8.6. Dies entspricht auch der zitierten Vorstellung des Gesetzgebers vom Zweck einer Zwangsversteigerung, möglichst viele Kauflustige anzuziehen, um einen „möglichst marktkonformen Preis für die zu versteigernde Liegenschaft“ zu erhalten: Die gesetzgeberische Absicht ist offenkundig darauf gerichtet, die Versteigerungssituation im Exekutionsverfahren möglichst einem regulären Marktgeschehen anzunähern, nicht aber darauf, einen besonders günstigen Erwerb unter dem Verkehrswert zu fördern, mag auch ein Erwerb ab dem halben Schätzwert (§ 151 Abs 1 EO) aus dem Exekutionsrecht immanenten Gründen möglich sein.
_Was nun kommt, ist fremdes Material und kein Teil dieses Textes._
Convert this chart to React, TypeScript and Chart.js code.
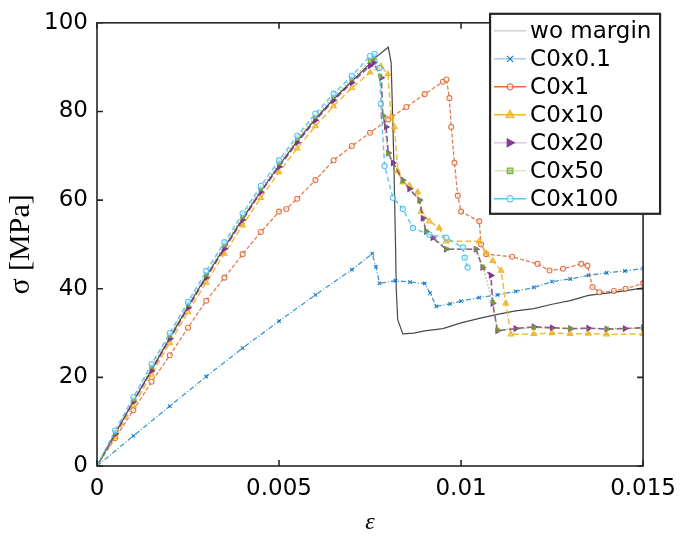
import React, { useEffect, useRef } from "react";
import { Chart, registerables } from "chart.js";

Chart.register(...registerables);

// ---- tick labels ----
const X_TICKS = [0, 0.005, 0.01, 0.015];
const Y_TICKS = [0, 20, 40, 60, 80, 100];

// ---- series names ----
const NAMES = ["wo margin", "C0x0.1", "C0x1", "C0x10", "C0x20", "C0x50", "C0x100"];

// ---- strain (x) / stress (y, MPa) values ----
const woMarginX = [0, 0.0005, 0.001, 0.0015, 0.002, 0.0025, 0.003, 0.0035, 0.004, 0.0045, 0.005, 0.0055, 0.006, 0.0065, 0.007, 0.0075, 0.0076, 0.008, 0.00808, 0.00815, 0.0082, 0.00822, 0.00826, 0.0084, 0.0087, 0.009, 0.0095, 0.01, 0.0105, 0.011, 0.0115, 0.012, 0.0125, 0.013, 0.0135, 0.014, 0.0145, 0.015];
const woMarginY = [0, 7.3, 14.6, 21.7, 28.9, 36, 42.8, 49.3, 55.8, 62, 67.8, 73.3, 78.3, 82.8, 86.8, 90.8, 91.8, 94.5, 91, 70, 50, 40, 33, 29.8, 30, 30.5, 31, 32.3, 33.3, 34.2, 35, 35.5, 36.5, 37.3, 38.5, 39, 39.5, 40.2];

const c01X = [0, 0.001, 0.002, 0.003, 0.004, 0.005, 0.006, 0.007, 0.00756, 0.00766, 0.00776, 0.0082, 0.0086, 0.009, 0.00915, 0.00932, 0.0097, 0.01, 0.0105, 0.011, 0.0115, 0.012, 0.0125, 0.013, 0.0135, 0.014, 0.0145, 0.015];
const c01Y = [0, 6.8, 13.5, 20.2, 26.6, 32.7, 38.6, 44.3, 47.9, 45, 41.2, 41.8, 41.5, 41.2, 39, 36, 36.6, 37.2, 38, 38.6, 39.4, 40.3, 41.6, 42.2, 43, 43.6, 44, 44.6];

const c1X = [0, 0.0005, 0.001, 0.0015, 0.002, 0.0025, 0.003, 0.0035, 0.004, 0.0045, 0.005, 0.0052, 0.0055, 0.006, 0.0065, 0.007, 0.0075, 0.008, 0.0085, 0.009, 0.0095, 0.0096, 0.00968, 0.00973, 0.00982, 0.00991, 0.01, 0.0105, 0.01055, 0.01069, 0.0114, 0.0121, 0.01243, 0.0128, 0.0133, 0.01347, 0.01361, 0.0138, 0.0142, 0.01452, 0.015];
const c1Y = [0, 6.3, 12.6, 19, 25, 31.2, 37.3, 42.5, 47.8, 52.8, 57.4, 58, 60.3, 64.5, 69, 72.2, 75.2, 78.2, 81, 83.9, 86.7, 87.2, 83, 76.5, 68.4, 61, 57.4, 55.2, 50, 47.8, 47.2, 45.6, 44.1, 44.5, 45.6, 45.2, 40.4, 39.2, 39.5, 40, 41.2];

const c10X = [0, 0.0005, 0.001, 0.0015, 0.002, 0.0025, 0.003, 0.0035, 0.004, 0.0045, 0.005, 0.0055, 0.006, 0.0065, 0.007, 0.0075, 0.0078, 0.00799, 0.00808, 0.00817, 0.00826, 0.0084, 0.00858, 0.00881, 0.0089, 0.00913, 0.0094, 0.00959, 0.0105, 0.01069, 0.01087, 0.0111, 0.01123, 0.01137, 0.012, 0.0125, 0.013, 0.0135, 0.014, 0.015];
const c10Y = [0, 6.6, 13.6, 20.6, 27.8, 34.7, 41.4, 47.9, 54.3, 60.5, 66.3, 71.7, 76.7, 81.2, 85.3, 88.8, 90.2, 88.4, 78.8, 76.5, 66.5, 64, 63.3, 61.8, 57.4, 55.2, 53.7, 50.7, 50.7, 48, 46.3, 44.1, 36.7, 29.7, 29.8, 30, 29.8, 29.9, 29.7, 29.8];

const c20X = [0, 0.0005, 0.001, 0.0015, 0.002, 0.0025, 0.003, 0.0035, 0.004, 0.0045, 0.005, 0.0055, 0.006, 0.0065, 0.007, 0.0075, 0.0076, 0.00781, 0.00785, 0.00794, 0.008, 0.00813, 0.0084, 0.00858, 0.00886, 0.00895, 0.00904, 0.00922, 0.00959, 0.01041, 0.01059, 0.01082, 0.01087, 0.011, 0.0115, 0.012, 0.0125, 0.013, 0.0135, 0.014, 0.0145, 0.015];
const c20Y = [0, 7.2, 14.5, 21.5, 28.7, 35.7, 42.5, 49, 55.5, 61.8, 67.5, 73, 78, 82.5, 86.5, 90.3, 91, 87.6, 79, 76.5, 70.6, 68.4, 64.5, 62.5, 60, 55.9, 52.9, 51.5, 48.9, 48.9, 44.8, 43, 36.7, 30.5, 31, 31.4, 31.2, 31, 31.1, 30.9, 31, 31.2];

const c50X = [0, 0.0005, 0.001, 0.0015, 0.002, 0.0025, 0.003, 0.0035, 0.004, 0.0045, 0.005, 0.0055, 0.006, 0.0065, 0.007, 0.0075, 0.0076, 0.00778, 0.00786, 0.008, 0.0084, 0.00886, 0.00904, 0.0096, 0.0104, 0.0106, 0.01087, 0.011, 0.012, 0.013, 0.014, 0.015];
const c50Y = [0, 7.6, 15, 22.3, 29.4, 36.4, 43.2, 49.8, 56.2, 62.5, 68.3, 73.8, 78.8, 83.3, 87.3, 91.4, 92, 88, 79, 70.5, 64.3, 60, 53, 49, 49, 45, 37, 30.7, 31.2, 31, 31, 31.1];

const c100X = [0, 0.0005, 0.001, 0.0015, 0.002, 0.0025, 0.003, 0.0035, 0.004, 0.0045, 0.005, 0.0055, 0.006, 0.0065, 0.007, 0.0075, 0.00762, 0.00776, 0.0078, 0.0079, 0.00813, 0.0084, 0.00868, 0.00913, 0.00959, 0.01005, 0.0101, 0.01018];
const c100Y = [0, 8, 15.5, 23, 30, 37, 44, 50.5, 57, 63.2, 69, 74.5, 79.5, 84, 88, 92.5, 93, 89.8, 81.7, 67.7, 60.5, 58, 53.7, 52.2, 51.5, 49.3, 47, 44.8];

const pts = (xs: number[], ys: number[]) => xs.map((x, i) => ({ x, y: ys[i] }));

type Style = {
  line: string;
  marker: string;
  legendLine: string;
  pointStyle: any;
  rotation?: number;
  radius: number;
  dash: number[];
  width: number;
  fill: string;
};

const STYLES: Style[] = [
  { line: "rgba(40,40,40,0.85)", marker: "rgba(40,40,40,0.85)", legendLine: "#d0d0d0", pointStyle: false, radius: 0, dash: [], width: 1.2, fill: "transparent" },
  { line: "rgba(0,114,189,0.75)", marker: "rgba(0,114,189,0.9)", legendLine: "#a9cde8", pointStyle: "crossRot", radius: 2.5, dash: [5, 2, 1, 2], width: 1.3, fill: "transparent" },
  { line: "rgba(217,83,25,0.75)", marker: "rgba(217,83,25,0.8)", legendLine: "#e8663a", pointStyle: "circle", radius: 2.5, dash: [4, 2], width: 1.3, fill: "rgba(255,255,255,0.6)" },
  { line: "rgba(237,177,32,0.85)", marker: "rgba(237,177,32,0.9)", legendLine: "#f0b828", pointStyle: "triangle", radius: 3.2, dash: [6, 3], width: 1.5, fill: "rgba(237,177,32,0.6)" },
  { line: "rgba(126,47,142,0.85)", marker: "rgba(126,47,142,0.95)", legendLine: "#dcc6e2", pointStyle: "triangle", rotation: 90, radius: 3, dash: [6, 3], width: 1.6, fill: "rgba(126,47,142,0.9)" },
  { line: "rgba(119,172,48,0.75)", marker: "rgba(119,172,48,0.9)", legendLine: "#d9e9c6", pointStyle: "rect", radius: 2.3, dash: [1.5, 2], width: 1.3, fill: "rgba(119,172,48,0.5)" },
  { line: "rgba(77,190,238,0.85)", marker: "rgba(77,190,238,0.9)", legendLine: "#5cc3ef", pointStyle: "circle", radius: 2.6, dash: [5, 3], width: 1.5, fill: "rgba(255,255,255,0.5)" },
];

const SERIES = [
  pts(woMarginX, woMarginY),
  pts(c01X, c01Y),
  pts(c1X, c1Y),
  pts(c10X, c10Y),
  pts(c20X, c20Y),
  pts(c50X, c50Y),
  pts(c100X, c100Y),
];

const TICK_FONT = { family: "DejaVu Sans", size: 23 };

function drawMarker(ctx: CanvasRenderingContext2D, s: Style, x: number, y: number) {
  if (!s.pointStyle) return;
  const r = s.radius + 0.5;
  ctx.save();
  ctx.strokeStyle = s.marker;
  ctx.fillStyle = s.fill;
  ctx.lineWidth = 1.2;
  ctx.setLineDash([]);
  ctx.translate(x, y);
  if (s.rotation) ctx.rotate((s.rotation * Math.PI) / 180);
  ctx.beginPath();
  if (s.pointStyle === "circle") {
    ctx.arc(0, 0, r, 0, Math.PI * 2);
    ctx.fill();
    ctx.stroke();
  } else if (s.pointStyle === "triangle") {
    ctx.moveTo(0, -r * 1.2);
    ctx.lineTo(r * 1.1, r * 0.8);
    ctx.lineTo(-r * 1.1, r * 0.8);
    ctx.closePath();
    ctx.fill();
    ctx.stroke();
  } else if (s.pointStyle === "rect") {
    ctx.rect(-r, -r, 2 * r, 2 * r);
    ctx.fill();
    ctx.stroke();
  } else if (s.pointStyle === "crossRot") {
    ctx.moveTo(-r, -r);
    ctx.lineTo(r, r);
    ctx.moveTo(r, -r);
    ctx.lineTo(-r, r);
    ctx.stroke();
  }
  ctx.restore();
}

const frameAndLegend = {
  id: "frameAndLegend",
  afterDraw(chart: any) {
    const { ctx, chartArea } = chart;
    const { left, right, top, bottom } = chartArea;
    const xs = chart.scales.x;
    const ys = chart.scales.y;
    ctx.save();
    // frame
    ctx.strokeStyle = "#262626";
    ctx.lineWidth = 1.6;
    ctx.setLineDash([]);
    ctx.strokeRect(left, top, right - left, bottom - top);
    // inward ticks
    const tl = 6;
    ctx.beginPath();
    X_TICKS.forEach((v) => {
      const px = xs.getPixelForValue(v);
      ctx.moveTo(px, bottom);
      ctx.lineTo(px, bottom - tl);
      ctx.moveTo(px, top);
      ctx.lineTo(px, top + tl);
    });
    Y_TICKS.forEach((v) => {
      const py = ys.getPixelForValue(v);
      ctx.moveTo(left, py);
      ctx.lineTo(left + tl, py);
      ctx.moveTo(right, py);
      ctx.lineTo(right - tl, py);
    });
    ctx.stroke();

    // legend box
    const bx = right - 153;
    const by = top - 9;
    const bw = 170;
    const bh = 200;
    ctx.fillStyle = "#ffffff";
    ctx.fillRect(bx, by, bw, bh);
    ctx.strokeStyle = "#262626";
    ctx.lineWidth = 2.2;
    ctx.strokeRect(bx, by, bw, bh);
    ctx.font = "23px 'DejaVu Sans'";
    ctx.textBaseline = "middle";
    ctx.textAlign = "left";
    NAMES.forEach((name, i) => {
      const s = STYLES[i];
      const cy = by + 17 + i * 28;
      ctx.strokeStyle = s.legendLine;
      ctx.lineWidth = 1.6;
      ctx.setLineDash([]);
      ctx.beginPath();
      ctx.moveTo(bx + 4, cy);
      ctx.lineTo(bx + 36, cy);
      ctx.stroke();
      drawMarker(ctx, s, bx + 20, cy);
      ctx.fillStyle = "#000";
      ctx.fillText(name, bx + 40, cy + 1);
    });
    ctx.restore();
  },
};

export default function App() {
  const ref = useRef<HTMLCanvasElement | null>(null);
  useEffect(() => {
    document.body.style.margin = "0";
    const canvas = ref.current;
    if (!canvas) return;
    const datasets = SERIES.map((data, i) => {
      const s = STYLES[i];
      return {
        label: NAMES[i],
        data,
        borderColor: s.line,
        borderWidth: s.width,
        borderDash: s.dash,
        pointStyle: s.pointStyle,
        pointRadius: s.radius,
        pointRotation: s.rotation || 0,
        pointBorderColor: s.marker,
        pointBackgroundColor: s.fill,
        pointBorderWidth: 1.1,
        fill: false,
        tension: 0,
        order: NAMES.length - 1 - i,
      };
    });
    const chart = new Chart(canvas, {
      type: "line",
      data: { datasets },
      options: {
        animation: false,
        responsive: false,
        devicePixelRatio: 1,
        layout: { padding: { top: 14, right: 41, left: 0, bottom: 0 } },
        plugins: { legend: { display: false }, tooltip: { enabled: false } },
        scales: {
          x: {
            type: "linear",
            min: 0,
            max: 0.015,
            afterBuildTicks: (s: any) => {
              s.ticks = X_TICKS.map((v) => ({ value: v }));
            },
            afterFit: (s: any) => {
              s.height = 71;
            },
            grid: { display: false, drawTicks: false },
            border: { display: false },
            ticks: {
              padding: 9,
              color: "#000",
              font: TICK_FONT,
              maxRotation: 0,
              autoSkip: false,
              callback: (v: any) => String(v),
            },
            title: {
              display: true,
              text: "ε",
              color: "#000",
              font: { family: "Liberation Serif", size: 24, style: "italic" },
              padding: { top: 0, bottom: 0 },
            },
          },
          y: {
            type: "linear",
            min: 0,
            max: 100,
            afterBuildTicks: (s: any) => {
              s.ticks = Y_TICKS.map((v) => ({ value: v }));
            },
            afterFit: (s: any) => {
              s.width = 97;
            },
            grid: { display: false, drawTicks: false },
            border: { display: false },
            ticks: {
              padding: 9,
              color: "#000",
              font: TICK_FONT,
              autoSkip: false,
              callback: (v: any) => String(v),
            },
            title: {
              display: true,
              text: "σ [MPa]",
              color: "#000",
              font: { family: "Liberation Serif", size: 30 },
              padding: { top: 3, bottom: 0 },
            },
          },
        },
      },
      plugins: [frameAndLegend],
    });
    return () => chart.destroy();
  }, []);
  return (
    <div style={{ width: 685, height: 537, position: "relative", background: "#fff" }}>
      <canvas ref={ref} width={685} height={537} style={{ display: "block" }} />
    </div>
  );
}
9. Zusammenfassend ergibt sich daher:

Der Sachverständige, der nach § 141 Abs 1 EO, § 2 LBG die Schätzung eines Exekutionsobjekts vornimmt, hat den Verkehrswert der Sache korrekt zu ermitteln. Erfolgt der Zuschlag an den Ersteher zu einem Meistbot, das wegen eines vom Sachverständigen hervorgerufenen Irrtums zwar unter dem überhöhten, jedoch über dem richtigen Verkehrswert liegt, so hat der Sachverständige dem Ersteher gemäß § 141 Abs 5 EO für die Differenz zum richtigen Verkehrswert einzustehen. Die Differenz zwischen dem tatsächlichen und einem verhältnismäßig geringeren aufgrund des richtigen Verkehrswerts angenommenen fiktiven Meistbot steht dagegen nicht mehr im Rechtswidrigkeitszusammenhang mit der Pflicht des Sachverständigen zur korrekten Verkehrswertermittlung.

10. Da der vom Kläger geltend gemachte Schaden folglich nicht mehr dem Beklagten zurechenbar ist, hat das Berufungsgericht dessen Haftung im Ergebnis zu Recht verneint.

Der Revision ist daher keine Folge zu geben.

Die Kostenentscheidung beruht auf den §§ 41, 50 ZPO.